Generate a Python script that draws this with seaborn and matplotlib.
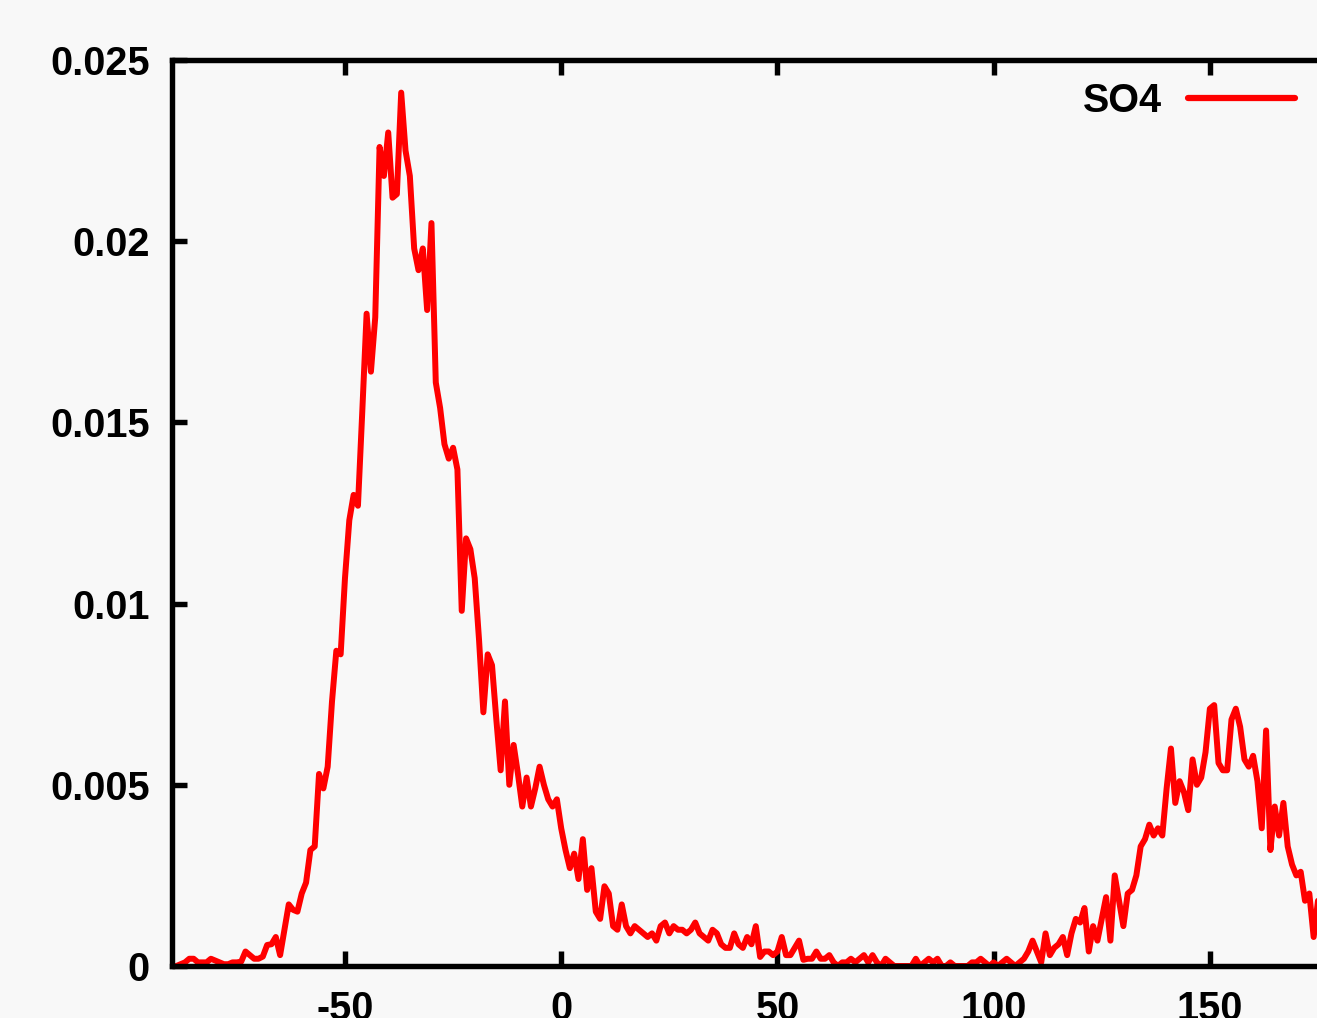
import numpy as np
import pandas as pd
import matplotlib
matplotlib.use("Agg")
import matplotlib.pyplot as plt
import seaborn as sns

# angle grid (1 unit steps) and SO4 distribution
x_vals = list(range(-89, 177))
so4 = [
    0.0000, 0.00005, 0.0001, 0.0002, 0.0002, 0.0001, 0.0001, 0.0001, 0.0002, 0.00015,
    0.0001, 0.00005, 0.00005, 0.0001, 0.0001, 0.00012, 0.0004, 0.0003, 0.0002, 0.0002,
    0.00026, 0.00058, 0.0006, 0.0008, 0.0003, 0.0010, 0.0017, 0.00155, 0.0015, 0.0020,
    0.0023, 0.0032, 0.0033, 0.0053, 0.0049, 0.0055,
    # -53 .. -1
    0.0073, 0.0087, 0.0086, 0.0107, 0.0123, 0.0130, 0.0127, 0.0153, 0.0180, 0.0164,
    0.0179, 0.0226, 0.0218, 0.0230, 0.0212, 0.0213, 0.0241, 0.0225, 0.0218, 0.0198,
    0.0192, 0.0198, 0.0181, 0.0205, 0.0161, 0.0154, 0.0144, 0.0140, 0.0143, 0.0137,
    0.0098, 0.0118, 0.0115, 0.0107, 0.0090, 0.0070, 0.0086, 0.0083, 0.0068, 0.0054,
    0.0073, 0.0050, 0.0061, 0.0053, 0.0044, 0.0052, 0.0044, 0.0049, 0.0055, 0.0050,
    0.0046, 0.0044, 0.0046,
    # 0 .. 49
    0.0038, 0.0032, 0.0027, 0.0031, 0.0024, 0.0035, 0.0021, 0.0027, 0.0015, 0.0013,
    0.0022, 0.0020, 0.0011, 0.0010, 0.0017, 0.0011, 0.0009, 0.0011, 0.0010, 0.0009,
    0.0008, 0.0009, 0.0007, 0.0011, 0.0012, 0.0009, 0.0011, 0.0010, 0.0010, 0.0009,
    0.0010, 0.0012, 0.0009, 0.0008, 0.0007, 0.0010, 0.0009, 0.0006, 0.0005, 0.0005,
    0.0009, 0.0006, 0.0005, 0.0008, 0.0006, 0.0011, 0.00025, 0.0004, 0.0004, 0.0003,
    # 50 .. 99
    0.0004, 0.0008, 0.0003, 0.0003, 0.0005, 0.0007, 0.00017, 0.0002, 0.0002, 0.0004,
    0.0002, 0.0002, 0.0003, 0.0001, 0.0000, 0.0001, 0.0001, 0.0002, 0.0001, 0.0002,
    0.0003, 0.0001, 0.0003, 0.0001, 0.0000, 0.0002, 0.0001, 0.0000, 0.0000, 0.0000,
    0.0000, 0.0000, 0.0002, 0.0000, 0.0001, 0.0002, 0.0001, 0.0002, 0.0000, 0.0000,
    0.0001, 0.0000, 0.0000, 0.0000, 0.0000, 0.0001, 0.0001, 0.0002, 0.0001, 0.0000,
    # 100 .. 149
    0.0001, 0.0000, 0.0001, 0.0002, 0.0001, 0.0000, 0.0001, 0.0002, 0.0004, 0.0007,
    0.0004, 0.0001, 0.0009, 0.0003, 0.0005, 0.0006, 0.0008, 0.0003, 0.0009, 0.0013,
    0.0012, 0.0016, 0.0004, 0.0011, 0.0007, 0.0013, 0.0019, 0.0007, 0.0025, 0.0018,
    0.0011, 0.0020, 0.0021, 0.0025, 0.0033, 0.0035, 0.0039, 0.0036, 0.0038, 0.0036,
    0.0049, 0.0060, 0.0045, 0.0051, 0.0048, 0.0043, 0.0057, 0.0050, 0.0052, 0.0059,
    # 150 .. 176
    0.0071, 0.0072, 0.0056, 0.0054, 0.0054, 0.0068, 0.0071, 0.0066, 0.0057, 0.0055,
    0.0058, 0.0051, 0.0038, 0.0065, 0.0032, 0.0044, 0.0036, 0.0045, 0.0033, 0.0028,
    0.0025, 0.0026, 0.0018, 0.0020, 0.0008, 0.0018, 0.0015,
]
x_ticks = [-50, 0, 50, 100, 150]
y_ticks = [0, 0.005, 0.01, 0.015, 0.02, 0.025]
y_labels = ["0", "0.005", "0.01", "0.015", "0.02", "0.025"]

df = pd.DataFrame({"x": x_vals, "SO4": so4})

sns.set_style("ticks")
plt.rcParams["font.family"] = ["Liberation Sans", "DejaVu Sans"]
plt.rcParams["font.weight"] = "bold"
plt.rcParams["text.color"] = "black"

bg = "#f8f8f8"
fig = plt.figure(figsize=(13.17, 10.18), dpi=100, facecolor=bg)
# right border of the original sits outside the picture
ax = fig.add_axes([172 / 1317, 52 / 1018, (1339.6 - 172) / 1317, 906 / 1018])
ax.set_facecolor(bg)

sns.lineplot(data=df, x="x", y="SO4", color="#ff0000", lw=4.3, label="SO4", ax=ax)

ax.set_xlim(-90, 180)
ax.set_ylim(0, 0.025)
ax.set_xticks(x_ticks)
ax.set_xticklabels([str(t) for t in x_ticks])
ax.set_yticks(y_ticks)
ax.set_yticklabels(y_labels)
ax.set_xlabel("")
ax.set_ylabel("")

for s in ax.spines.values():
    s.set_linewidth(3.9)
    s.set_color("black")
ax.tick_params(direction="in", length=11, width=3.9, labelsize=28.5,
               top=True, right=True, colors="black")
ax.tick_params(axis="y", pad=16)
ax.tick_params(axis="x", pad=17)
for lab in ax.get_xticklabels() + ax.get_yticklabels():
    lab.set_fontweight("bold")

leg = ax.legend(loc="upper right", bbox_to_anchor=(1295 / 1317, 1 - 82 / 1018),
                bbox_transform=fig.transFigure, frameon=False, markerfirst=False,
                handlelength=2.7, handletextpad=0.65, borderpad=0, borderaxespad=0,
                prop={"size": 28.5, "weight": "bold"})
for t in leg.get_texts():
    t.set_color("black")
for h in leg.get_lines():
    h.set_linewidth(4.5)

fig.savefig("out.png", dpi=100, facecolor=bg)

====

What this task involves | Starting at the top of the listing above, please restate word for word each line up to and including the one that holds "import seaborn as sns", omitting every image.

Answer to the exercise |
Generate a Python script that draws this with seaborn and matplotlib.
import numpy as np
import pandas as pd
import matplotlib
matplotlib.use("Agg")
import matplotlib.pyplot as plt
import seaborn as sns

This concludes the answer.